At the heart of his inability to grasp Johnny and Pepper’s agency is Walt’s very quotidian racism, and white privilege. Throughout the film, he seems to think the only reason a Latinx person wouldn’t want to interact with him is the fear of deportation. When he meets Johnny, who is simply trying to buy something at Walt’s store, Walt attempts to calm Johnny’s fears by telling him “he’s not immigration.” This line is repeated later when Walt attempts to break into Johnny’s hotel room by climbing a fire escape but finds himself at the wrong window. When a Latinx woman accosts him, he assures her that it’s ok because he’s not immigration-as if the only reason she would be upset by a stranger climbing up her fire escape is that she could be deported. This also illustrates Walt’s assumption that any Hispanic person is an illegal citizen.

Mala Noche (Janus Films)

Walt’s subtle white supremacist views are especially highlighted in the way he views his sexual desirability. Johnny and Pepper are shown with girlfriends, and Pepper is apparently able to make money hustling on the side. Walt on the other hand is not pursued by anyone. Despite this, he still views himself as innately desirable to Latinx people, ostensibly due to his whiteness. In his monologue after his first fuck with Pepper, Walt walks down the street, smirking. While his soliloquy bemoans getting fucked and being taken advantage of, his smirk belies his feeling of smug victory. And he says “Every street Mexican on Sixth will think he can stick it in me. Well, they’re wrong.” Despite his clear power over Pepper, Walt views his bottoming for Pepper as a violation.

Even in his own conception of his submission to Johnny, he views himself as a supplicant, but even in this fantasy he still holds power. In a fantasy sequence, Walt comes to Johnny, prostrate at the young man’s feet, with Johnny heralding Walt as “The Divine Saint.” Even if nothing happens, Walt hopes in voice over: “My point is being made, that I want to see him so badly? That must mean something. I mean how many gringos have acted that dramatically toward him ever?”

Walt is incapable of conceiving of the wants and desires of a Latinx person outside the purview of whiteness. Despite this, Walt still conceives of himself as a tolerant, non-racist person. He even has some sense of his level of privilege:

“A gringo like me has an easy life – a privileged life – and just because I see someone attractive like Johnny doesn’t mean I should be able to have him. To buy him or whatever, just because he’s hungry and on the street. Desperate. Good looking. That wasn’t my intention exactly, but it could be misunderstood this way.”

But in the end, Walt is lying to himself. He has, in essence, bought Johnny and Pepper’s companionship in his life with the money and food he provides them.

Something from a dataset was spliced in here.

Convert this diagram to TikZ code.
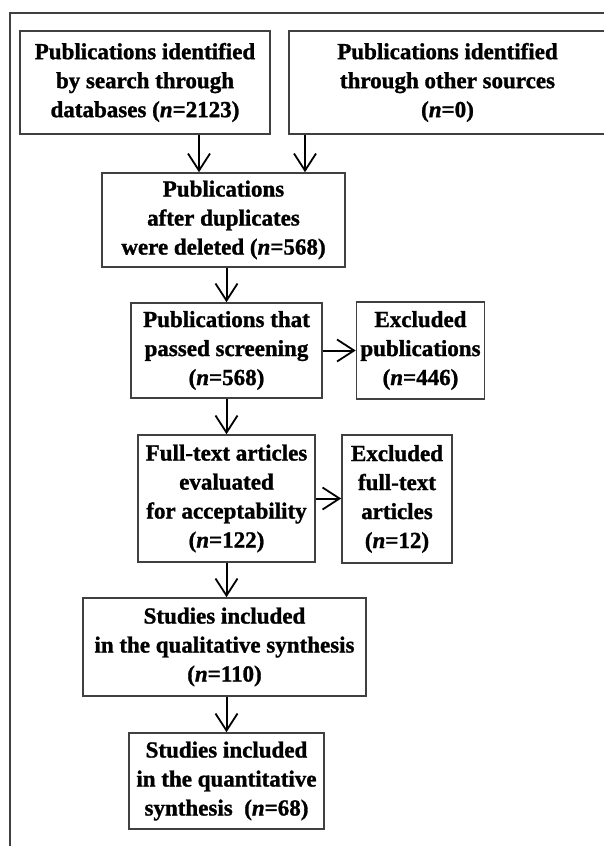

This transactional and consumerist view of life in general, as well as the casual racism, is Van Sant’s indictment of the American mentality. Close up of money, flags, and advertisements are used repeatedly throughout: everything is for sale, even intimacy. And this, more than anything, is what has kept Mala Noche relevant. A lot has changed in the intervening 35 years since it was released, and yet the troubling interactions between the characters feel depressingly current.

It’s a strong outing for any director, much less as a debut. In many ways, the themes of unrequited love, sexuality, and class were refined by Van Sant in My Own Private Idaho, almost like a spiritual remake of his debut – except it lacks the crucial theme of race. Although Idaho is by most accounts a better film, it lacks the raw effectiveness and pointed commentary of Mala Noche. With a president who condemns immigrants, it seems America has had plenty of “shit bad nights” since Mala Noche came out.